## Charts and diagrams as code
------
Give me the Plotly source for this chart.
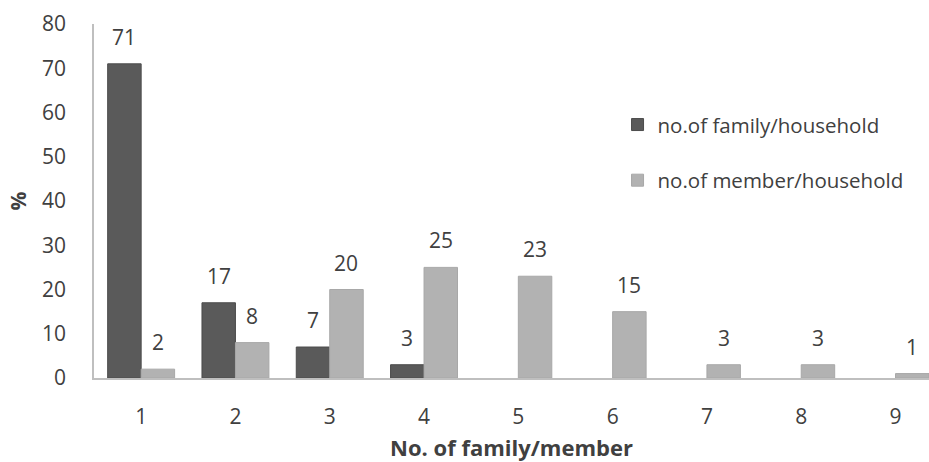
import plotly.graph_objects as go

categories = [1, 2, 3, 4, 5, 6, 7, 8, 9]
family_per_household = [71, 17, 7, 3, None, None, None, None, None]
member_per_household = [2, 8, 20, 25, 23, 15, 3, 3, 1]

series_names = ["no.of family/household", "no.of member/household"]
x_title = "No. of family/member"
y_title = "%"

DARK = "#5a5a5a"
LIGHT = "#b2b2b2"
TEXT = "#404040"
FONT = "Open Sans"
FS = 21

bargap = 0.29
bar_w = (1 - bargap) / 2
offs = [-bar_w / 2, bar_w / 2]

fig = go.Figure()
for name, vals, col, line in [
    (series_names[0], family_per_household, DARK, "#4c4c4c"),
    (series_names[1], member_per_household, LIGHT, "#a8a8a8"),
]:
    fig.add_trace(go.Bar(
        x=categories, y=vals, name=name, legendgroup=name,
        marker=dict(color=col, line=dict(color=line, width=1)),
    ))

# value labels above each bar
for vals, off in zip([family_per_household, member_per_household], offs):
    for c, v in zip(categories, vals):
        if v is None:
            continue
        fig.add_annotation(
            x=c + off, y=v, text=str(v), showarrow=False,
            yanchor="bottom", yshift=11,
            font=dict(family=FONT, size=FS, color=TEXT),
        )

fig.update_layout(
    width=929, height=462,
    margin=dict(l=94, r=0, t=24, b=84, autoexpand=False),
    plot_bgcolor="white", paper_bgcolor="white",
    barmode="group", bargap=bargap, bargroupgap=0,
    font=dict(family=FONT, size=FS, color=TEXT),
    showlegend=True,
    legend=dict(
        x=0.627, y=0.772, xanchor="left", yanchor="top",
        bgcolor="rgba(0,0,0,0)", font=dict(family=FONT, size=20.5, color=TEXT),
        traceorder="grouped", tracegroupgap=26,
        itemwidth=30,
    ),
    xaxis=dict(
        range=[0.5, 9.355], tickmode="array", tickvals=categories,
        ticktext=[str(c) for c in categories],
        showgrid=False, zeroline=False, showline=True,
        linecolor="#bfbfbf", linewidth=1.5, ticks="",
        ticklabelstandoff=19,
        title=dict(text="<b>" + x_title + "</b>", standoff=14,
                   font=dict(family=FONT, size=22, color=TEXT)),
        tickfont=dict(family=FONT, size=FS, color=TEXT),
    ),
    yaxis=dict(
        range=[0, 80], dtick=10, showgrid=False, zeroline=False,
        showline=True, linecolor="#bfbfbf", linewidth=1.5, ticks="",
        ticklabelstandoff=22,
        title=dict(text="<b>" + y_title + "</b>", standoff=10,
                   font=dict(family=FONT, size=FS, color=TEXT)),
        tickfont=dict(family=FONT, size=FS, color=TEXT),
    ),
)

fig.write_html("out.html")
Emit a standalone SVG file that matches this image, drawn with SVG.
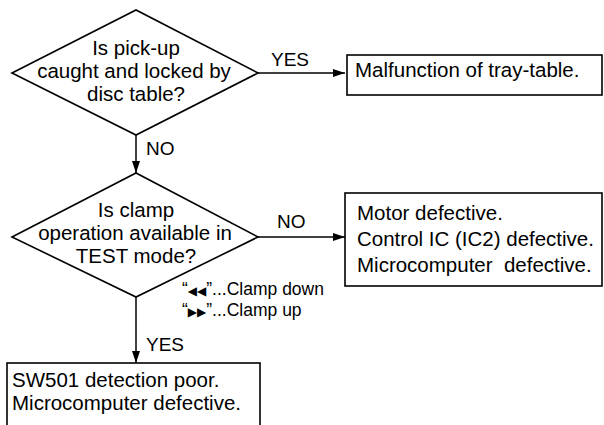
<svg xmlns="http://www.w3.org/2000/svg" width="604" height="425" viewBox="0 0 604 425">
<defs>
<style>
.shape{fill:#fff;stroke:#000;stroke-width:1.6}
.line{fill:none;stroke:#000;stroke-width:1.5}
text{font-family:"Liberation Sans",Arial,sans-serif;fill:#000}
.t{font-size:20.5px}
.c{text-anchor:middle}
.lbl{font-size:19px}
.ann{font-size:17.5px}
.tri{font-size:12px;font-family:"DejaVu Sans",sans-serif}
</style>
<marker id="ah" markerWidth="12" markerHeight="8" refX="12" refY="4" orient="auto" markerUnits="userSpaceOnUse">
<path d="M0,0 L12,4 L0,8 Z" fill="#000"/>
</marker>
</defs>
<rect width="604" height="425" fill="#fff"/>
<g id="connectors">
<line class="line" x1="258" y1="73" x2="345" y2="73" marker-end="url(#ah)"/>
<line class="line" x1="136" y1="135" x2="136" y2="173" marker-end="url(#ah)"/>
<line class="line" x1="258" y1="237" x2="345" y2="237" marker-end="url(#ah)"/>
<line class="line" x1="136" y1="297" x2="136" y2="363" marker-end="url(#ah)"/>
<text class="lbl" x="271" y="66">YES</text>
<text class="lbl" x="146" y="155">NO</text>
<text class="lbl" x="277" y="228">NO</text>
<text class="lbl" x="146" y="351">YES</text>
</g>
<g id="d1">
<polygon class="shape" points="12,73 136,10 258,73 136,135"/>
<text class="t c" x="136" y="55">Is pick-up</text>
<text class="t c" x="134" y="78">caught and locked by</text>
<text class="t c" x="136" y="101">disc table?</text>
</g>
<g id="b1">
<rect class="shape" x="347" y="55" width="255" height="40"/>
<text class="t" x="355" y="77">Malfunction of tray-table.</text>
</g>
<g id="d2">
<polygon class="shape" points="12,237 136,173 258,237 136,297"/>
<text class="t c" x="136" y="217">Is clamp</text>
<text class="t c" x="135" y="240">operation available in</text>
<text class="t c" x="136" y="263">TEST mode?</text>
</g>
<g id="note">
<text class="ann" x="182" y="295">“<tspan class="tri">◀◀</tspan>”...Clamp down</text>
<text class="ann" x="182" y="316">“<tspan class="tri">▶▶</tspan>”...Clamp up</text>
</g>
<g id="b2">
<rect class="shape" x="345" y="193" width="257" height="93"/>
<text class="t" x="357" y="220">Motor defective.</text>
<text class="t" x="357" y="246">Control IC (IC2) defective.</text>
<text class="t" x="357" y="272" xml:space="preserve">Microcomputer  defective.</text>
</g>
<g id="b3">
<rect class="shape" x="7" y="363" width="253" height="70"/>
<text class="t" x="12" y="387">SW501 detection poor.</text>
<text class="t" x="12" y="410">Microcomputer defective.</text>
</g>
</svg>
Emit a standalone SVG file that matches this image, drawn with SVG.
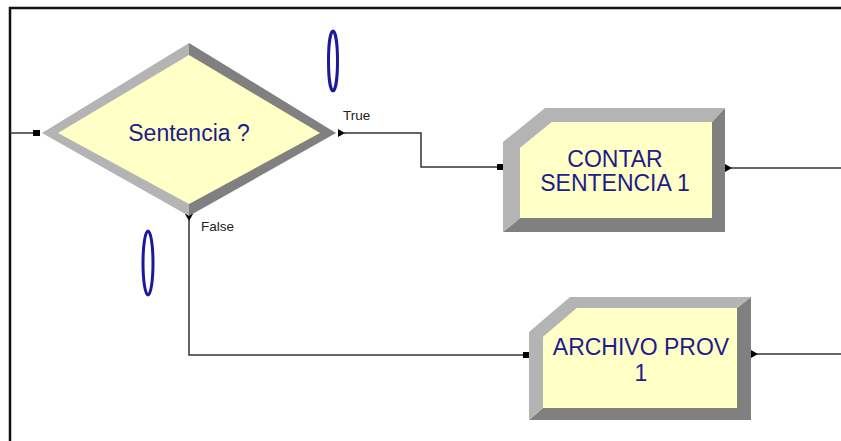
<svg xmlns="http://www.w3.org/2000/svg" width="841" height="441" viewBox="0 0 841 441">
<style>
.lt{fill:#b4b4b4}
.dk{fill:#808080}
.face{fill:#ffffc6}
.lbl{font-family:"Liberation Sans",Arial,sans-serif;font-size:23px;fill:#1c1c8c;text-anchor:middle}
.small{font-family:"Liberation Sans",Arial,sans-serif;font-size:13.5px;fill:#222}
.wire{fill:none;stroke:#333;stroke-width:1.5}
.blk{fill:#000}
.oval{fill:#fff;stroke:#1a1a9a;stroke-width:3}
</style>
<rect x="0" y="0" width="841" height="441" fill="#fff"/>
<g id="frame">
<path d="M10 441 V8 H841" fill="none" stroke="#111" stroke-width="2.5"/>
</g>
<g id="connectors">
<path class="wire" d="M10 133 H36"/>
<rect class="blk" x="33" y="130" width="7" height="6"/>
<path class="wire" d="M344 133 H421 V167 H500"/>
<polygon class="blk" points="338,129 345,133 338,137"/>
<rect class="blk" x="497" y="164" width="7" height="6"/>
<path class="wire" d="M731 168 H841"/>
<polygon class="blk" points="725,164 732,168 725,172"/>
<path class="wire" d="M189 220 V355 H526"/>
<polygon class="blk" points="185,214 193,214 189,221"/>
<rect class="blk" x="523" y="352" width="7" height="6"/>
<path class="wire" d="M757 354 H841"/>
<polygon class="blk" points="751,350 758,354 751,358"/>
</g>
<g id="decide">
<polygon class="lt" points="42,133 189,43 189,216"/>
<polygon class="dk" points="336,133 189,43 189,216"/>
<polygon class="face" points="58,133 189,55 320,133 189,204"/>
<text class="lbl" x="189" y="141" font-size="24">Sentencia ?</text>
<text class="small" x="343" y="120">True</text>
<text class="small" x="201" y="231">False</text>
</g>
<g id="oval1"><ellipse class="oval" cx="333" cy="61" rx="4.5" ry="30"/></g>
<g id="oval2"><ellipse class="oval" cx="148" cy="263" rx="5" ry="32"/></g>
<g id="contar">
<polygon class="dk" points="725,108 725,232 503,232 520,218 712,218 712,122"/>
<polygon class="lt" points="503,142 545,108 725,108 712,122 552,122 520,148 520,218 503,232"/>
<polygon class="face" points="520,148 552,122 712,122 712,218 520,218"/>
<text class="lbl" x="615" y="167">CONTAR</text>
<text class="lbl" x="615" y="191">SENTENCIA 1</text>
</g>
<g id="archivo">
<polygon class="dk" points="751,297 751,420 529,420 543,408 737,408 737,308"/>
<polygon class="lt" points="529,332 570,297 751,297 737,308 577,308 543,337 543,408 529,420"/>
<polygon class="face" points="543,337 577,308 737,308 737,408 543,408"/>
<text class="lbl" x="641" y="355">ARCHIVO PROV</text>
<text class="lbl" x="641" y="381">1</text>
</g>
</svg>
------
## TASK STATEMENT
Repeat the lines exactly as they stand, from the opening line of the data through the line with "offs = [-bar_w / 2, bar_w / 2]". Pictures stay out of the copy.

## TASK ANSWER
Give me the Plotly source for this chart.
import plotly.graph_objects as go

categories = [1, 2, 3, 4, 5, 6, 7, 8, 9]
family_per_household = [71, 17, 7, 3, None, None, None, None, None]
member_per_household = [2, 8, 20, 25, 23, 15, 3, 3, 1]

series_names = ["no.of family/household", "no.of member/household"]
x_title = "No. of family/member"
y_title = "%"

DARK = "#5a5a5a"
LIGHT = "#b2b2b2"
TEXT = "#404040"
FONT = "Open Sans"
FS = 21

bargap = 0.29
bar_w = (1 - bargap) / 2
offs = [-bar_w / 2, bar_w / 2]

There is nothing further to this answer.